William Kituuka Kiwanuka
Army to acquire new jet fighters
Friday, 25th March, 2011
By Mary Karugaba
THE Government is lobbying MPs to approve $740m (about sh1.7 trillion) to purchase new fighter planes and tanks.
Sources that attended a closed door meeting between President Museveni and the NRM caucus at State House Entebbe disclosed that officials from the Ministry of Defence said so far $446m (about sh1trillion) had already been paid.
The members were also told the equipment would be delivered in installments. The officials, however, did not disclose the country where the equipment would be purchased from.
The members were told the first consignment of four new planes was expected in in June and the rest will be delivered before the end of the year.
Sources also said the money was borrowed from the Central Bank reserves in dollars, a matter many suspected to have been the cause of the weak shilling.
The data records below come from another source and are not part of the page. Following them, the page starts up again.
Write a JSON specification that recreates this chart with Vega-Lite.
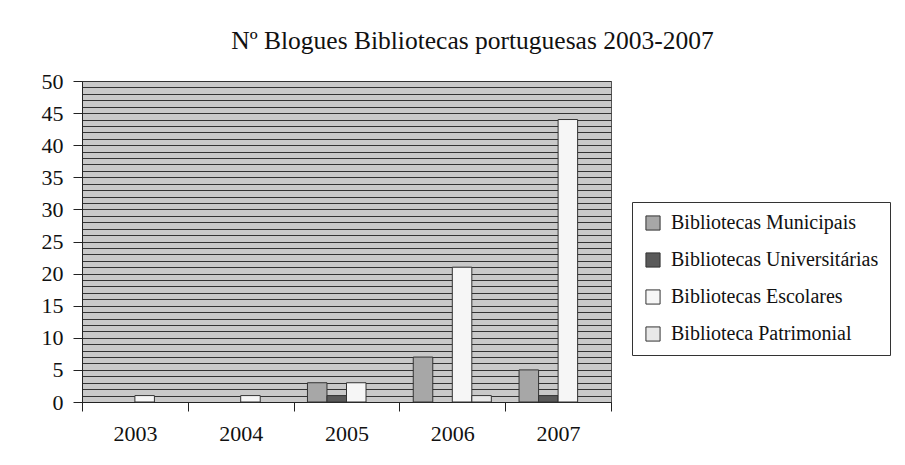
{
  "$schema": "https://vega.github.io/schema/vega-lite/v6.json",
  "autosize": {"type": "none"},
  "padding": {"left": 82, "top": 81, "right": 294, "bottom": 63},
  "width": 529,
  "height": 321,
  "background": "white",
  "title": {
    "text": "Nº Blogues Bibliotecas portuguesas 2003-2007",
    "font": "Liberation Serif",
    "fontSize": 25.5,
    "fontWeight": "normal",
    "color": "#111",
    "anchor": "middle",
    "dx": 126,
    "offset": 16
  },
  "data": {
    "values": [
      {"ano": "2003", "tipo": "Bibliotecas Escolares", "n": 1},
      {"ano": "2004", "tipo": "Bibliotecas Escolares", "n": 1},
      {"ano": "2005", "tipo": "Bibliotecas Municipais", "n": 3},
      {"ano": "2005", "tipo": "Bibliotecas Universitárias", "n": 1},
      {"ano": "2005", "tipo": "Bibliotecas Escolares", "n": 3},
      {"ano": "2006", "tipo": "Bibliotecas Municipais", "n": 7},
      {"ano": "2006", "tipo": "Bibliotecas Escolares", "n": 21},
      {"ano": "2006", "tipo": "Biblioteca Patrimonial", "n": 1},
      {"ano": "2007", "tipo": "Bibliotecas Municipais", "n": 5},
      {"ano": "2007", "tipo": "Bibliotecas Universitárias", "n": 1},
      {"ano": "2007", "tipo": "Bibliotecas Escolares", "n": 44}
    ]
  },
  "mark": {"type": "bar", "stroke": "#333", "strokeWidth": 1},
  "encoding": {
    "x": {
      "field": "ano",
      "type": "nominal",
      "scale": {"domain": ["2003", "2004", "2005", "2006", "2007"], "paddingInner": 0, "paddingOuter": 0},
      "axis": {
        "title": null,
        "labelAngle": 0,
        "tickBand": "extent",
        "tickSize": 9,
        "tickColor": "#222",
        "domainColor": "#222",
        "labelFont": "Liberation Serif",
        "labelFontSize": 22,
        "labelColor": "#111",
        "labelPadding": 12,
        "grid": false
      }
    },
    "xOffset": {
      "field": "tipo",
      "type": "nominal",
      "scale": {
        "domain": ["Bibliotecas Municipais", "Bibliotecas Universitárias", "Bibliotecas Escolares", "Biblioteca Patrimonial"],
        "paddingInner": 0,
        "paddingOuter": 0.71
      }
    },
    "y": {
      "field": "n",
      "type": "quantitative",
      "scale": {"domain": [0, 50], "nice": false},
      "axis": {
        "title": null,
        "values": [0,1,2,3,4,5,6,7,8,9,10,11,12,13,14,15,16,17,18,19,20,21,22,23,24,25,26,27,28,29,30,31,32,33,34,35,36,37,38,39,40,41,42,43,44,45,46,47,48,49,50],
        "labelExpr": "datum.value % 5 === 0 ? datum.label : ''",
        "labelOverlap": false,
        "labelFont": "Liberation Serif",
        "labelFontSize": 22,
        "labelColor": "#111",
        "labelPadding": 10,
        "tickSize": 9,
        "tickColor": "#222",
        "tickOpacity": {"condition": {"test": "datum.value % 5 === 0", "value": 1}, "value": 0},
        "domainColor": "#222",
        "grid": true,
        "gridColor": "#333",
        "gridWidth": 1,
        "gridOpacity": 1
      }
    },
    "color": {
      "field": "tipo",
      "type": "nominal",
      "scale": {
        "domain": ["Bibliotecas Municipais", "Bibliotecas Universitárias", "Bibliotecas Escolares", "Biblioteca Patrimonial"],
        "range": ["#a7a7a7", "#5a5a5a", "#f6f6f6", "#e8e8e8"]
      },
      "legend": {
        "title": null,
        "orient": "none",
        "legendX": 550,
        "legendY": 121,
        "symbolType": "square",
        "symbolSize": 200,
        "symbolStrokeColor": "#333",
        "symbolStrokeWidth": 1,
        "symbolOpacity": 1,
        "labelFont": "Liberation Serif",
        "labelFontSize": 20,
        "labelColor": "#111",
        "labelOffset": 8,
        "labelLimit": 400,
        "rowPadding": 17,
        "padding": 11,
        "strokeColor": "#333",
        "fillColor": "white"
      }
    }
  },
  "config": {
    "view": {"fill": "#c9c9c9", "stroke": "#555", "strokeWidth": 1},
    "axis": {"domainWidth": 1, "tickWidth": 1}
  }
}
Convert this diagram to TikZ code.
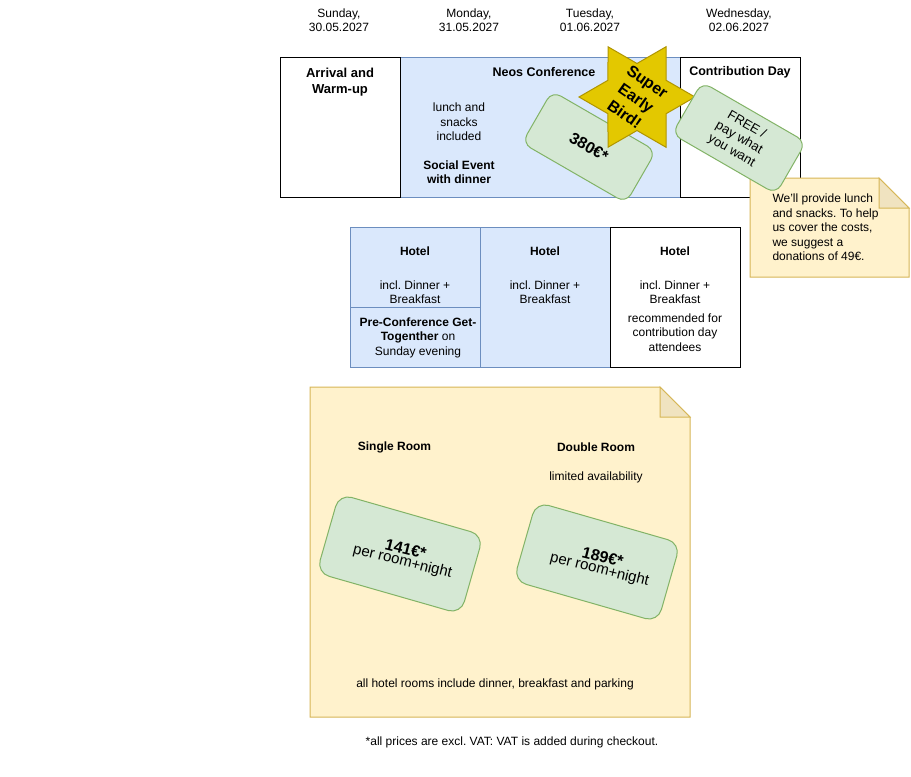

Sources said the President briefed members on the Government’s military investments that involved purchase of jets and tanks. The President reportedly briefed the members on how the army had evolved since 1986.
“When we took over Kampala, we had only 20,000 military officers. However others were integrated and the number increased to 100,000. But towards 2000, we had retrenchment and the number reduced to 40,000,” the President reportedly explained.
“The army was ill-equipped so we also embarked on professionalising it, a process that involved buying more equipment,” the President added. The meeting started at 11:00pm and ended at about 2:00am.
Sources said the President also informed members that most of the current equipment was junk and needed overhaul. “In that process, we bought new jets. Three are okay and one got problems while in Garamba,” the source quoted the President.
The President reportedly explained that the new purchase was meant to protect the country from insecurity in the region and possible attacks.
“He said we needed to prepare for any eventuality,” the source said.
“The President was mobilising us to support the retrospective authority request when it is presented to Parliament by Finance minister Syda Bbumba,” the source added.
According to the law, any Government investment or purchase should be approved by Parliament but in circumstances when the purchase is made, a retrospective authority should be sought.
Members reportedly put the Attorney General to task to explain whether the drawback was a loan. MPs also asked the President whether this was the first time the Government was making such a move.
During the meeting, the issue reportedly became controversial and members said it should first be handled by a committee of senior Cabinet ministers before it is brought to the public.
“The members’ views were that military expenditure should be classified. They agreed that the matter was complicated and advised that responsible ministries should first handle the matter and call us later,” the source said.
When contacted, the Government Chief Whip, Daudi Migereko, said the meeting discussed budget matters. Asked about the military jet issue, Migereko said, “Strategic issues in the budget were discussed. The Cabinet will continue with some of the issues today.”